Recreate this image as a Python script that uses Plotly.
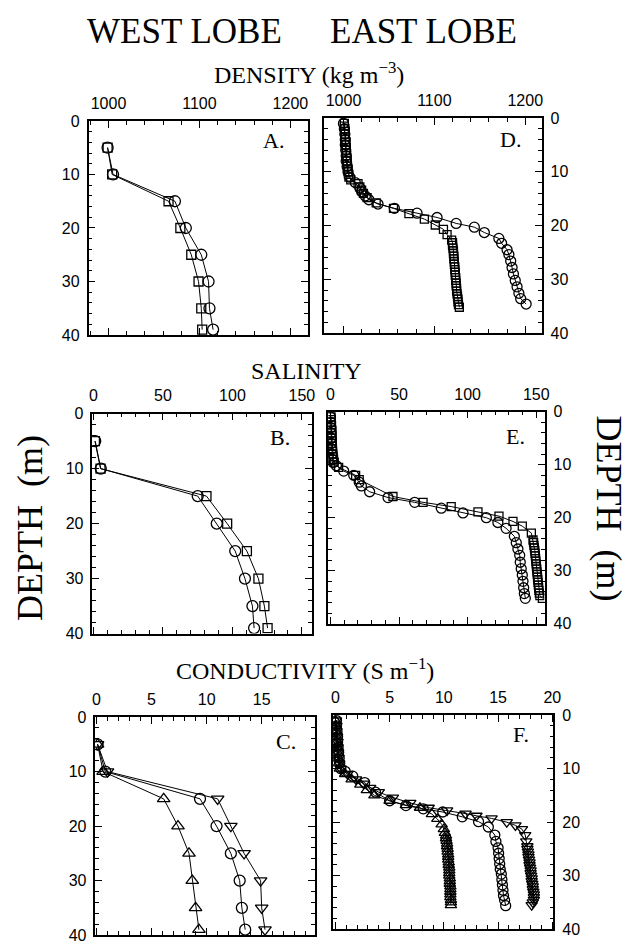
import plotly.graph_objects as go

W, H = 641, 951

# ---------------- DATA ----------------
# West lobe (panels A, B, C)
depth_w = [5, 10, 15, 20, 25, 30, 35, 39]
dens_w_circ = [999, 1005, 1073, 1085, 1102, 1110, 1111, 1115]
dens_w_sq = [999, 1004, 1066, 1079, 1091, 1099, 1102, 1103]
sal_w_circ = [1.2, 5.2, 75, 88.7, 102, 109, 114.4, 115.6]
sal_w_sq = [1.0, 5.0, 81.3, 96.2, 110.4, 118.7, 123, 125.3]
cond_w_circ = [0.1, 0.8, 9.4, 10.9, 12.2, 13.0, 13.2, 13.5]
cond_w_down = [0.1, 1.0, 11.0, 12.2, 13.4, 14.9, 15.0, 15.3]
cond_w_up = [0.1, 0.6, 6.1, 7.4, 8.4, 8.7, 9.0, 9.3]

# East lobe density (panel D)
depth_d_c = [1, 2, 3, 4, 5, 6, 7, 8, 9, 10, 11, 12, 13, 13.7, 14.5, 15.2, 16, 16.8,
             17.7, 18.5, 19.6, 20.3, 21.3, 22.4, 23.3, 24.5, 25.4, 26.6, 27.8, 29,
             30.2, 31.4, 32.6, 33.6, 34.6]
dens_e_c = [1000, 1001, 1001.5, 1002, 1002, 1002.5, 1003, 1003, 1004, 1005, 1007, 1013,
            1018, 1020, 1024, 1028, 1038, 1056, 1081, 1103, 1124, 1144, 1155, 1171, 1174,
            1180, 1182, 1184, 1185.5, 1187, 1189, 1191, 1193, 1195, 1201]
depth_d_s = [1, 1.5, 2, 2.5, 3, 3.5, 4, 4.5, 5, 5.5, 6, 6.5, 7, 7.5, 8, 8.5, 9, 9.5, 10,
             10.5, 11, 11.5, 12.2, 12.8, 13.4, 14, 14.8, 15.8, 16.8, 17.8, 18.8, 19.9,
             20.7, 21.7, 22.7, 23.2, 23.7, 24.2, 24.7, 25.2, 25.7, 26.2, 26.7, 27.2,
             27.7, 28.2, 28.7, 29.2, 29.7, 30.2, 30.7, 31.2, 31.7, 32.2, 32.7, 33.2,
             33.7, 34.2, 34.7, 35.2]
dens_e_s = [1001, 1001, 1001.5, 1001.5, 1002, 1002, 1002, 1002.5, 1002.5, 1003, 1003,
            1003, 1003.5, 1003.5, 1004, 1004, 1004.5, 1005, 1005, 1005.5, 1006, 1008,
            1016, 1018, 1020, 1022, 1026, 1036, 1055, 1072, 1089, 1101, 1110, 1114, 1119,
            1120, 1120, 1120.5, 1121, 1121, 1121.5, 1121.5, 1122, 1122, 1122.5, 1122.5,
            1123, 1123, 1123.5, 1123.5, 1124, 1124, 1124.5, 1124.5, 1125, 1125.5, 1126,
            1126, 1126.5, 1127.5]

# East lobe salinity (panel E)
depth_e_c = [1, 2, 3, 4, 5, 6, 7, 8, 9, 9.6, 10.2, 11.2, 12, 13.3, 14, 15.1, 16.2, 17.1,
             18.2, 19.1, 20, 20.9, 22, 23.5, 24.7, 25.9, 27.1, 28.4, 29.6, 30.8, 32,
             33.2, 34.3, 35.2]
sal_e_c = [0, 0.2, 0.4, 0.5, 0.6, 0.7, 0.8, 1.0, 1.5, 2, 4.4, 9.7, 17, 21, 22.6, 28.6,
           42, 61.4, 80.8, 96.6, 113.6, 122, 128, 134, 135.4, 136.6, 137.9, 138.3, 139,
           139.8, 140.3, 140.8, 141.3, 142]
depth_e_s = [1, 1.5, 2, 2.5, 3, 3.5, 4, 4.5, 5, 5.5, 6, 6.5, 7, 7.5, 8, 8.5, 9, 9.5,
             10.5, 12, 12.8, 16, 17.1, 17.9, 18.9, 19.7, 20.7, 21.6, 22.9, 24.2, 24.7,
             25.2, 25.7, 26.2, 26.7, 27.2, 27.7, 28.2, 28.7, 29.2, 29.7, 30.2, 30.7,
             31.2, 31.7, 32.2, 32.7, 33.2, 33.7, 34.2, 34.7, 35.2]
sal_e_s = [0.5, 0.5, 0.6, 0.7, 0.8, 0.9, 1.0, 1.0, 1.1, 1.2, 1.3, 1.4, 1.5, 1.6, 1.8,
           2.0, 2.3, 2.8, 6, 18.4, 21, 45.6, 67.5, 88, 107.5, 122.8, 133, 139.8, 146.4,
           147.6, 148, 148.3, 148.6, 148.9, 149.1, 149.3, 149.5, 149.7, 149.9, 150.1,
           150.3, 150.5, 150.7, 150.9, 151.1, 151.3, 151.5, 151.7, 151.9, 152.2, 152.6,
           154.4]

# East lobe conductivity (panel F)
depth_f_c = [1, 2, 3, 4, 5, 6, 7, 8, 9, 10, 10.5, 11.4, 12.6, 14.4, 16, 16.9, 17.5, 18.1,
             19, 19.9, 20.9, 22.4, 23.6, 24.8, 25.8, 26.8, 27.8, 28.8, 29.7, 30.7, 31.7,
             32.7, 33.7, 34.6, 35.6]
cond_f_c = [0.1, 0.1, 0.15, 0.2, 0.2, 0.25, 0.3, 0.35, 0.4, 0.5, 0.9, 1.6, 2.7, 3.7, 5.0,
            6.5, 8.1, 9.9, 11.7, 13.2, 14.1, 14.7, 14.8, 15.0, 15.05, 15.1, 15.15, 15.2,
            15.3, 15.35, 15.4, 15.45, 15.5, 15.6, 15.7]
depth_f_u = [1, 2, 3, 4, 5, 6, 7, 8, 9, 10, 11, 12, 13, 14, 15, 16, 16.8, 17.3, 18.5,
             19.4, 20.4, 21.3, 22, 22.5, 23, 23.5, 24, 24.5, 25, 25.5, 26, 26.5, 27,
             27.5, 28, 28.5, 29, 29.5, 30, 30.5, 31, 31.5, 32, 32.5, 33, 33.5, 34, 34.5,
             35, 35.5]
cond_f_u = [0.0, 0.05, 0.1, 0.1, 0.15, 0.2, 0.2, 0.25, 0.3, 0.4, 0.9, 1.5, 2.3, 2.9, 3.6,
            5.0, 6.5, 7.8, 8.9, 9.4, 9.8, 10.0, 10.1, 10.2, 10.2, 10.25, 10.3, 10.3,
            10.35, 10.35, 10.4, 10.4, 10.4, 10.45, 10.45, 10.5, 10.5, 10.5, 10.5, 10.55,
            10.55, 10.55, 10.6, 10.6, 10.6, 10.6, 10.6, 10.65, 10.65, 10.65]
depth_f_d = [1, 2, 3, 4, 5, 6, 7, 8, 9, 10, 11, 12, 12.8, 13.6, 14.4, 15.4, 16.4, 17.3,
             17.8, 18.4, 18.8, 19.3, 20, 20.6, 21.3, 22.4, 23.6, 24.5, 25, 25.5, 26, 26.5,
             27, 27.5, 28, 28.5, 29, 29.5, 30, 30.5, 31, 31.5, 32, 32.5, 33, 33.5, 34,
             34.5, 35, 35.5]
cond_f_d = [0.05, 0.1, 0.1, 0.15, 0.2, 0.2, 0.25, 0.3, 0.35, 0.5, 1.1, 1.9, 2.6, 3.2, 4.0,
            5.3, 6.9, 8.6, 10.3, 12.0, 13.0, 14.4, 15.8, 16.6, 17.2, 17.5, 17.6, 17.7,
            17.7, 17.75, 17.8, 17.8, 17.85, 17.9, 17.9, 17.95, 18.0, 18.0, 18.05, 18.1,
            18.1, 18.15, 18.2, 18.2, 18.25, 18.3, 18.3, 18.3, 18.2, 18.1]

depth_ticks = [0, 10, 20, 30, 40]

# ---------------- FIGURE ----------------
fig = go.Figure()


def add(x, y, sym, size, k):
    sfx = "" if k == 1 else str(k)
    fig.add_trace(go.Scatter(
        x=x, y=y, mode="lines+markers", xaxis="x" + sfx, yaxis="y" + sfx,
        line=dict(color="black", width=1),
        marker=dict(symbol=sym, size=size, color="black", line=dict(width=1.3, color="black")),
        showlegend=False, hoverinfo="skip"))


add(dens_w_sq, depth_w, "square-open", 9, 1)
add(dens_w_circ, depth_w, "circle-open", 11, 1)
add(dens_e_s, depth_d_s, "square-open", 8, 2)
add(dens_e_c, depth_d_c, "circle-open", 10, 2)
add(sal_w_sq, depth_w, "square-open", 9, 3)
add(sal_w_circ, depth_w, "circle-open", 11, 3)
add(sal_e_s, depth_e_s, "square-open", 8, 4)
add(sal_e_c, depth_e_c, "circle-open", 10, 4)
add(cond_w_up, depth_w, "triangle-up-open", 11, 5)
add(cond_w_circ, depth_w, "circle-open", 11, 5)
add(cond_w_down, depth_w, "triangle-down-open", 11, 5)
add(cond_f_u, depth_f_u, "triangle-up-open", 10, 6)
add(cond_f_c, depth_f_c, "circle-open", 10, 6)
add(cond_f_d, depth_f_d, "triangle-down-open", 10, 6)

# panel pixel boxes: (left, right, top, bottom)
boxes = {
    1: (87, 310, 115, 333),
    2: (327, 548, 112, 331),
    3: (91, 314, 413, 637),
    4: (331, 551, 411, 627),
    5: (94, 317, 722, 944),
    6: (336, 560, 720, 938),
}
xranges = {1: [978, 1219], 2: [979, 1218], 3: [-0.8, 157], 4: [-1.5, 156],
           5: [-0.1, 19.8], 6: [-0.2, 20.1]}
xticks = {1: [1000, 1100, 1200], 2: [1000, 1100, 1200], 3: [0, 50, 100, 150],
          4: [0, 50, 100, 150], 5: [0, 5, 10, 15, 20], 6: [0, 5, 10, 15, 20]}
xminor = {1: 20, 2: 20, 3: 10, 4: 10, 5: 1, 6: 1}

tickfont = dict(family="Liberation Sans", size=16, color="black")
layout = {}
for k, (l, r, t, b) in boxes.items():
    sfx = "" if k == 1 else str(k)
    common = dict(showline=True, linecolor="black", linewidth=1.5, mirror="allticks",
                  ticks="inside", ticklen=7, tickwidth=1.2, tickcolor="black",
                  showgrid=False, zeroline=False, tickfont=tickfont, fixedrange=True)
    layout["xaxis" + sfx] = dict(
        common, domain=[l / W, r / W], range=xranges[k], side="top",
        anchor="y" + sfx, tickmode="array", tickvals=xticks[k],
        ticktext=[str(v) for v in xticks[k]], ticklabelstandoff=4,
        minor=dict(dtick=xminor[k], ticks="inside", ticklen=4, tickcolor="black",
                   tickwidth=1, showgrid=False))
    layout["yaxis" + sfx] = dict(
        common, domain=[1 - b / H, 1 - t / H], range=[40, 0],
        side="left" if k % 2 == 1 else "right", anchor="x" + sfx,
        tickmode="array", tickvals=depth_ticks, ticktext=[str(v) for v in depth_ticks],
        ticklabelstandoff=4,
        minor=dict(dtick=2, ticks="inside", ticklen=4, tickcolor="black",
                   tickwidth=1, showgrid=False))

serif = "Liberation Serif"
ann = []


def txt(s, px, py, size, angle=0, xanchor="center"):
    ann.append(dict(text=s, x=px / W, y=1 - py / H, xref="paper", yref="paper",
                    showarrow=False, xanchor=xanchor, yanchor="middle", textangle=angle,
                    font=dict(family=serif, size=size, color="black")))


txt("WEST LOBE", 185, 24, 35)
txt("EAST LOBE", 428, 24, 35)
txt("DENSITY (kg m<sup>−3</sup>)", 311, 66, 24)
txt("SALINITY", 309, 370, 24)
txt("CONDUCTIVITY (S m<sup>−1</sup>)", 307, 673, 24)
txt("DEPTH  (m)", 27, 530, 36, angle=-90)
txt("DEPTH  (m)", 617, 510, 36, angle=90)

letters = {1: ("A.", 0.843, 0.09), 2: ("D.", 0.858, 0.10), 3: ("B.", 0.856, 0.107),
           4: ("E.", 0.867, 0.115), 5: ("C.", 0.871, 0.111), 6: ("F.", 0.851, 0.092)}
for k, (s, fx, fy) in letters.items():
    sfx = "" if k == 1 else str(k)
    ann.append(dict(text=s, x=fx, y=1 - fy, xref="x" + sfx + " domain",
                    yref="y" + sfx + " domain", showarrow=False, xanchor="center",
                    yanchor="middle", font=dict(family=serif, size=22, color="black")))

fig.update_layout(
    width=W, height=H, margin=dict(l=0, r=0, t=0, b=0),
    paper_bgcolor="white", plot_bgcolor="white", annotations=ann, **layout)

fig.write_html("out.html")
======
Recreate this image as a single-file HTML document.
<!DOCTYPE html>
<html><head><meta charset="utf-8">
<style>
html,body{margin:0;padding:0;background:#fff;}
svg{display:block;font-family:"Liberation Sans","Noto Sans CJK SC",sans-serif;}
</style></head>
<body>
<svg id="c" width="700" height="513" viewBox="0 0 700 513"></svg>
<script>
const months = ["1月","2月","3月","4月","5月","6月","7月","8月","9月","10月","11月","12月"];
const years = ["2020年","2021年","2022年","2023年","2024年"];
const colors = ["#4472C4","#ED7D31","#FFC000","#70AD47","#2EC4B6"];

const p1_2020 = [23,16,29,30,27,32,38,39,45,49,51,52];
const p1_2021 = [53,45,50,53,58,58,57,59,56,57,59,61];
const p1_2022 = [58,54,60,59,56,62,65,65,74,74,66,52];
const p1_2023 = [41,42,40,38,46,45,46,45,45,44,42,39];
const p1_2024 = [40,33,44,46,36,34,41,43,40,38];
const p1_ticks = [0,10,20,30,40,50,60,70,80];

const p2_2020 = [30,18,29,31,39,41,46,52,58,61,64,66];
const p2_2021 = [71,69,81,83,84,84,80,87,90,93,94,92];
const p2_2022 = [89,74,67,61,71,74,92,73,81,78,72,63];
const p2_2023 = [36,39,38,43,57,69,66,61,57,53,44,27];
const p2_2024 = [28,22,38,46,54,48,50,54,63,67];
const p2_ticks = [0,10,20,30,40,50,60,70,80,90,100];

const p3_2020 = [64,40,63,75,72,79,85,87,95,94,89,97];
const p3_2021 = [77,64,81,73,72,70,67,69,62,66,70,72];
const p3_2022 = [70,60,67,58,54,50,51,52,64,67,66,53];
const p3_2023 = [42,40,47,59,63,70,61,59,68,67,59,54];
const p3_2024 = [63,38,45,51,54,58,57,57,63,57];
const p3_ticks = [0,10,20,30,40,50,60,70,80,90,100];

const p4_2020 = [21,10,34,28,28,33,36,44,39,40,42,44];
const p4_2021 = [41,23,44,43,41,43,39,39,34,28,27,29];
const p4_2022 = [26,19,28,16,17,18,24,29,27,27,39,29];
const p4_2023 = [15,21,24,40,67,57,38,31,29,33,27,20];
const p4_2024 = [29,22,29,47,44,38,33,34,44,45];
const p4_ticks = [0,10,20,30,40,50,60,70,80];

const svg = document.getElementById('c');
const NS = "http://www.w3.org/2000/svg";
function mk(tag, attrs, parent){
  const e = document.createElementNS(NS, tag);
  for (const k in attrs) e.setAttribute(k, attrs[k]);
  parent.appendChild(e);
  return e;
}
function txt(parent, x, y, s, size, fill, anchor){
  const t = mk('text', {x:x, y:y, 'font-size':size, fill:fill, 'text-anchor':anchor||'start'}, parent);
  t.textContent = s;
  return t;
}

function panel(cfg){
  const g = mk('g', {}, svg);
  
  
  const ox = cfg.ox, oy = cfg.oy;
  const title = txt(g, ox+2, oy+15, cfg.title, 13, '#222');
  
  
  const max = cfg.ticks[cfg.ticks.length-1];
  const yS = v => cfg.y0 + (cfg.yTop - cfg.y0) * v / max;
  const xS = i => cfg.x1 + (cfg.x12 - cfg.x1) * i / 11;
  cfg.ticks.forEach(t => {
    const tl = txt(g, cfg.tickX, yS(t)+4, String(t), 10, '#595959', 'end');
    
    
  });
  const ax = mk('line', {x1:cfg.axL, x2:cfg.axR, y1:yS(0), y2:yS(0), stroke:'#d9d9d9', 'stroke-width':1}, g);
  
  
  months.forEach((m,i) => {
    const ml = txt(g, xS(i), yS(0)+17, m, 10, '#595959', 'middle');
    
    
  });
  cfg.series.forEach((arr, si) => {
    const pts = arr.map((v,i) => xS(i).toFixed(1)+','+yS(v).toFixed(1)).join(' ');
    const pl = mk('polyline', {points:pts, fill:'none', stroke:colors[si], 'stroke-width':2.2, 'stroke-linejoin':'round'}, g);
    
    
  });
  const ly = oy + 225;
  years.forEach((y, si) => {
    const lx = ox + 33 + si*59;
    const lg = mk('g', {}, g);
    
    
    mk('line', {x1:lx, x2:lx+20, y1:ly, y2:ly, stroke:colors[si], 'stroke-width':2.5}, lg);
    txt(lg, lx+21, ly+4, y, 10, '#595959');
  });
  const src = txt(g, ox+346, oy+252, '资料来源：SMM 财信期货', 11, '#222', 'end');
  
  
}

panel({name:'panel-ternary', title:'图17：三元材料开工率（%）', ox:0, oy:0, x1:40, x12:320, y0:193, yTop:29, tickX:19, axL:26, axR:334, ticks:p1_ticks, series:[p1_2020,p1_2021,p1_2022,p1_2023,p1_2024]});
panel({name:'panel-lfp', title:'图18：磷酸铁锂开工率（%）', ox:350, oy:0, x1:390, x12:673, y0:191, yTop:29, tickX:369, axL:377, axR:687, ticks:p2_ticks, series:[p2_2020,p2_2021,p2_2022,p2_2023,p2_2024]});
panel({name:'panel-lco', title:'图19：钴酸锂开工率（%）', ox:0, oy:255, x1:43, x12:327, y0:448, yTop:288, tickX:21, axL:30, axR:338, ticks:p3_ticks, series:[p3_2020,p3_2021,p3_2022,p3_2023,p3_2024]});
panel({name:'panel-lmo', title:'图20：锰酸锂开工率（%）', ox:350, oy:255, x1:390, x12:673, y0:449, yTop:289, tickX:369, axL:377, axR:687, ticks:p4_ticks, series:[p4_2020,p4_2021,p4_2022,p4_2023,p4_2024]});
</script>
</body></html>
======
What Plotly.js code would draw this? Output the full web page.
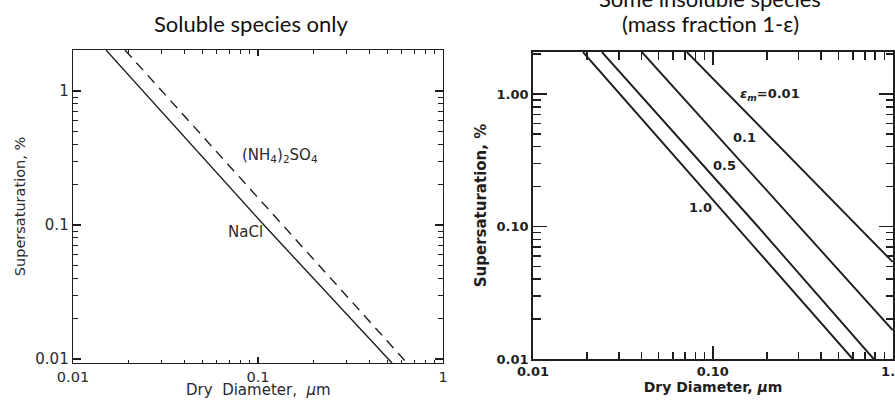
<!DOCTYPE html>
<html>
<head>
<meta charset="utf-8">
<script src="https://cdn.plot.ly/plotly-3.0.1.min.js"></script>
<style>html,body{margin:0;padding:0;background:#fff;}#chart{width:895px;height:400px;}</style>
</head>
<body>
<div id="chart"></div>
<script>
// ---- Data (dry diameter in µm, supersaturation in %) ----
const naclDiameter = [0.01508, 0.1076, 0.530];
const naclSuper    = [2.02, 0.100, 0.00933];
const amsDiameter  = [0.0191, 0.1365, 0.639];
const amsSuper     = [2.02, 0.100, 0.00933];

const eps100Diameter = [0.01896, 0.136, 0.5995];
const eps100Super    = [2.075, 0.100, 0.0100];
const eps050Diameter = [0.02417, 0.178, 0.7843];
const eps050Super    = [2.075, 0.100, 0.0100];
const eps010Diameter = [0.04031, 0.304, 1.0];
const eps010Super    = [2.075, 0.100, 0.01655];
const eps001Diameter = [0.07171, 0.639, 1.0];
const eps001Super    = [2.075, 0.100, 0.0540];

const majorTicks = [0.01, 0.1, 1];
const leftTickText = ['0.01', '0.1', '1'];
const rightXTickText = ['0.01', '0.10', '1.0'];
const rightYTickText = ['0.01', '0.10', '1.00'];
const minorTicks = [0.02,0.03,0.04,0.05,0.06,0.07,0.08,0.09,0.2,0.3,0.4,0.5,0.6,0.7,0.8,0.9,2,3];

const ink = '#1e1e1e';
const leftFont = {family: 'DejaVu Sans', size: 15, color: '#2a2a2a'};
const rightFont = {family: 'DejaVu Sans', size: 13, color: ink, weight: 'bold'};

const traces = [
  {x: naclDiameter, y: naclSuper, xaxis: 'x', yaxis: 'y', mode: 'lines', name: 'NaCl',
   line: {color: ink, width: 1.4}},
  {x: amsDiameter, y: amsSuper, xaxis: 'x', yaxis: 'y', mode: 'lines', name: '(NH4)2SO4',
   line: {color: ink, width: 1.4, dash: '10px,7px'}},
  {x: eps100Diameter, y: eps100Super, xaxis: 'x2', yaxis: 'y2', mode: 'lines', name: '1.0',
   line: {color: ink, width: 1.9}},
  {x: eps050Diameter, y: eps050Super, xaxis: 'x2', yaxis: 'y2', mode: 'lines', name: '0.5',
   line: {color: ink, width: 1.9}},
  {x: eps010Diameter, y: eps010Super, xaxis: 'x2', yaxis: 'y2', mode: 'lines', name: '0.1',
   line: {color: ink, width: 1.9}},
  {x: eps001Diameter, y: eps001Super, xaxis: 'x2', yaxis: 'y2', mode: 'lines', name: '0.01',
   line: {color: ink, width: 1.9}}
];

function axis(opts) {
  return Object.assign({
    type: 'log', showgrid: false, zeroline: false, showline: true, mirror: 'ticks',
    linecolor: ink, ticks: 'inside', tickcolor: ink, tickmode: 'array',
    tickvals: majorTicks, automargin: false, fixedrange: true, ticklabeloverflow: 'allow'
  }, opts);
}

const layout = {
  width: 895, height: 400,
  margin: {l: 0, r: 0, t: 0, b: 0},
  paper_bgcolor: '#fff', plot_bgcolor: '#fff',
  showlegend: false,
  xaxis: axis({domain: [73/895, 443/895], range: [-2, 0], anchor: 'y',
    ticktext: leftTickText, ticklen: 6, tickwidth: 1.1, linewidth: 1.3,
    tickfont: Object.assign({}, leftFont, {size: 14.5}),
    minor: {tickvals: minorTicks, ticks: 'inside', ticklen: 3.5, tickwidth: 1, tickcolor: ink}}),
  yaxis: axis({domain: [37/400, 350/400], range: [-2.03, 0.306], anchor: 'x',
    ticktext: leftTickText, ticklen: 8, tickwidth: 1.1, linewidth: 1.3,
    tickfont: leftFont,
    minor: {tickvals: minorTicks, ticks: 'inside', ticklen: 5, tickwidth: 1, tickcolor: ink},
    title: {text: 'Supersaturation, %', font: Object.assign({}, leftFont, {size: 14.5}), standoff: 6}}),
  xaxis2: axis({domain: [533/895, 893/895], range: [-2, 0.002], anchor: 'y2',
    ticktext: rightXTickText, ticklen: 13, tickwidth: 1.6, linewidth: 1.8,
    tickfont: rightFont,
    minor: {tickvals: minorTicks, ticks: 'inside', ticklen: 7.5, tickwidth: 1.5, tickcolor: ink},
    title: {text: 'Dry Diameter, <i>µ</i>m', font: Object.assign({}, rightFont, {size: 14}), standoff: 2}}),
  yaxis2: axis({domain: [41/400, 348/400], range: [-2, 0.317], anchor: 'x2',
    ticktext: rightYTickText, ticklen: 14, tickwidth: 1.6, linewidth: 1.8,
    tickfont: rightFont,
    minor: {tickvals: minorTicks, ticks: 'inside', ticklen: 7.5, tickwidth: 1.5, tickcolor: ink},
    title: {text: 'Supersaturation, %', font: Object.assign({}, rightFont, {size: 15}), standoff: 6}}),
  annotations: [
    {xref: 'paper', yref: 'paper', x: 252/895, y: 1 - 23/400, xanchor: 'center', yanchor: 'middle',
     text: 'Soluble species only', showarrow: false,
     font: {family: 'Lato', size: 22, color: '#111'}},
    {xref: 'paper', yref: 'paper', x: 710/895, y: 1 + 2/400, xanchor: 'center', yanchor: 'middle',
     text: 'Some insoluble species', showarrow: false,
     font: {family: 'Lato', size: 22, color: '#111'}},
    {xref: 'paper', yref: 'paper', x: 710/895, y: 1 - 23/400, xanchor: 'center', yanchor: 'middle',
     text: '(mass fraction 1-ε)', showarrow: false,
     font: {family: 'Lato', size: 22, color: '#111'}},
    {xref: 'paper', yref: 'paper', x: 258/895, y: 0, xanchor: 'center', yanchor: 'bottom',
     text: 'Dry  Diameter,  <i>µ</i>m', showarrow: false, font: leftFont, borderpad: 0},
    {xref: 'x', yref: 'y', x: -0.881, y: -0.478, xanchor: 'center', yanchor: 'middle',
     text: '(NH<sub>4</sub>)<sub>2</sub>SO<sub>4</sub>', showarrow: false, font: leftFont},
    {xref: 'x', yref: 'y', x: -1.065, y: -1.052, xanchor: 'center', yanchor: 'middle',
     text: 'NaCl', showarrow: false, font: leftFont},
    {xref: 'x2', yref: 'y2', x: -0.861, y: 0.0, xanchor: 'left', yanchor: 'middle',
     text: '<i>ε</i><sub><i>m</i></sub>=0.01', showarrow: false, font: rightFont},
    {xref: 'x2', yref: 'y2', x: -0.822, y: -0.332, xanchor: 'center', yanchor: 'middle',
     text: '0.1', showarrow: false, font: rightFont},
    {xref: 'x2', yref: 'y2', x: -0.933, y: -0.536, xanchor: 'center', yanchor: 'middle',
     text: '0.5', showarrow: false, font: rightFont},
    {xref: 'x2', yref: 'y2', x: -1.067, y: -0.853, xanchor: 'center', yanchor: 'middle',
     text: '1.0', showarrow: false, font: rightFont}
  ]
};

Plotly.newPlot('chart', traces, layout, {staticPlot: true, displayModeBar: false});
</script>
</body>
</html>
======
**What you will do**
Above are the records. Copy word for word only their lines from the one holding "Recreate this image as a Python" through the one holding "W, H = 641, 951", both included, and skip the images.

**Response to the exercise**
Recreate this image as a Python script that uses Plotly.
import plotly.graph_objects as go

W, H = 641, 951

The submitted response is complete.